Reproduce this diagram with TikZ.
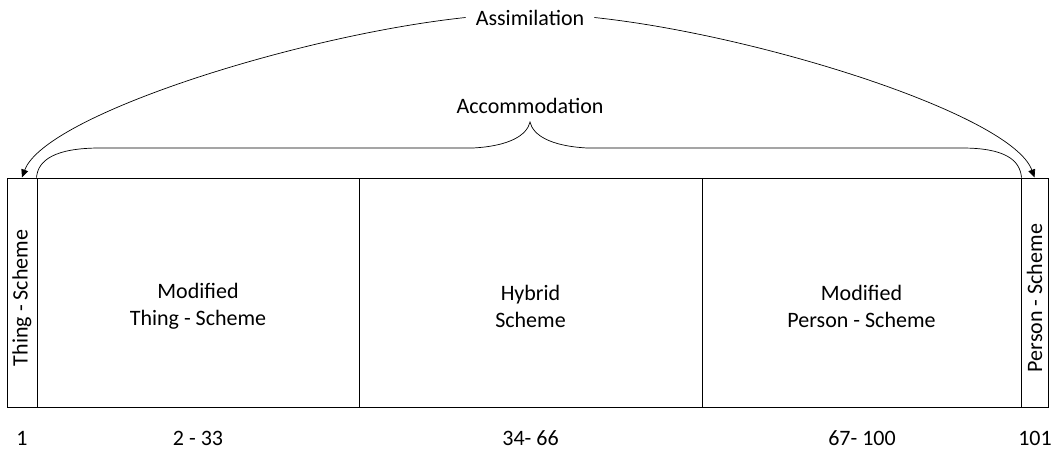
\documentclass[tikz,border=0pt]{standalone}
\usepackage{fontspec}
\setmainfont{Carlito}
\usetikzlibrary{arrows.meta}
\begin{document}
\begin{tikzpicture}[x=1pt, y=-1pt, font=\fontsize{22pt}{27pt}\selectfont,
        cell/.style={draw, line width=1pt, minimum height=229pt, inner sep=0pt},
        curveline/.style={line width=0.7pt},
        headarrow/.style={-{Triangle[length=8pt, width=7pt]}}]
    \useasboundingbox (0,0) rectangle (1061,450);
    % the five stages
    \node[cell, minimum width=30pt]  (thing)   at (22,292.5)    {};
    \node[cell, minimum width=322pt] (mthing)  at (198,292.5)   {};
    \node[cell, minimum width=343pt] (hybrid)  at (530.5,292.5) {};
    \node[cell, minimum width=319pt] (mperson) at (861.5,292.5) {};
    \node[cell, minimum width=27pt]  (person)  at (1034.5,292.5) {};

    \node[rotate=90] (thinglbl)  at (22,298)     {Thing - Scheme};
    \node[rotate=90] (personlbl) at (1034.5,298) {Person - Scheme};
    \node[align=center] (mthinglbl)  at (198,306)   {Modified\\Thing - Scheme};
    \node[align=center] (hybridlbl)  at (530.5,306) {Hybrid\\Scheme};
    \node[align=center] (mpersonlbl) at (861.5,306) {Modified\\Person - Scheme};

    % scale underneath
    \foreach \x/\t [count=\i] in {22/1, 198/2 - 33, 530.5/34- 66, 862/67- 100, 1035/101}
        \node[inner sep=1pt] (num\i) at (\x,438) {\t};

    % assimilation arrows
    \node[inner xsep=10pt] (assim) at (530,17.5) {Assimilation};
    \draw[curveline, headarrow] (assim.west) .. controls (300,35) and (45,115) .. (thing.north);
    \draw[curveline, headarrow] (assim.east) .. controls (760,35) and (1012,115) .. (person.north);

    % accommodation brace
    \node (accom) at (530,105.5) {Accommodation};
    \coordinate (brtip) at (530,122);
    \draw[curveline] (mthing.north west) .. controls (38,160) and (55,148) .. (100,148)
        -- (473,148) .. controls (510,146) and (527,135) .. (brtip)
        .. controls (533,135) and (550,146) .. (587,148)
        -- (962,148) .. controls (1005,148) and (1020,160) .. (mperson.north east);
\end{tikzpicture}
\end{document}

====

WHAT IS BEING ASKED: Write out every line above exactly as it is, leaving out the pictures.

OUTPUT FOR THIS TASK:
Reproduce this diagram with TikZ.
\documentclass[tikz,border=0pt]{standalone}
\usepackage{fontspec}
\setmainfont{Carlito}
\usetikzlibrary{arrows.meta}
\begin{document}
\begin{tikzpicture}[x=1pt, y=-1pt, font=\fontsize{22pt}{27pt}\selectfont,
        cell/.style={draw, line width=1pt, minimum height=229pt, inner sep=0pt},
        curveline/.style={line width=0.7pt},
        headarrow/.style={-{Triangle[length=8pt, width=7pt]}}]
    \useasboundingbox (0,0) rectangle (1061,450);
    % the five stages
    \node[cell, minimum width=30pt]  (thing)   at (22,292.5)    {};
    \node[cell, minimum width=322pt] (mthing)  at (198,292.5)   {};
    \node[cell, minimum width=343pt] (hybrid)  at (530.5,292.5) {};
    \node[cell, minimum width=319pt] (mperson) at (861.5,292.5) {};
    \node[cell, minimum width=27pt]  (person)  at (1034.5,292.5) {};

    \node[rotate=90] (thinglbl)  at (22,298)     {Thing - Scheme};
    \node[rotate=90] (personlbl) at (1034.5,298) {Person - Scheme};
    \node[align=center] (mthinglbl)  at (198,306)   {Modified\\Thing - Scheme};
    \node[align=center] (hybridlbl)  at (530.5,306) {Hybrid\\Scheme};
    \node[align=center] (mpersonlbl) at (861.5,306) {Modified\\Person - Scheme};

    % scale underneath
    \foreach \x/\t [count=\i] in {22/1, 198/2 - 33, 530.5/34- 66, 862/67- 100, 1035/101}
        \node[inner sep=1pt] (num\i) at (\x,438) {\t};

    % assimilation arrows
    \node[inner xsep=10pt] (assim) at (530,17.5) {Assimilation};
    \draw[curveline, headarrow] (assim.west) .. controls (300,35) and (45,115) .. (thing.north);
    \draw[curveline, headarrow] (assim.east) .. controls (760,35) and (1012,115) .. (person.north);

    % accommodation brace
    \node (accom) at (530,105.5) {Accommodation};
    \coordinate (brtip) at (530,122);
    \draw[curveline] (mthing.north west) .. controls (38,160) and (55,148) .. (100,148)
        -- (473,148) .. controls (510,146) and (527,135) .. (brtip)
        .. controls (533,135) and (550,146) .. (587,148)
        -- (962,148) .. controls (1005,148) and (1020,160) .. (mperson.north east);
\end{tikzpicture}
\end{document}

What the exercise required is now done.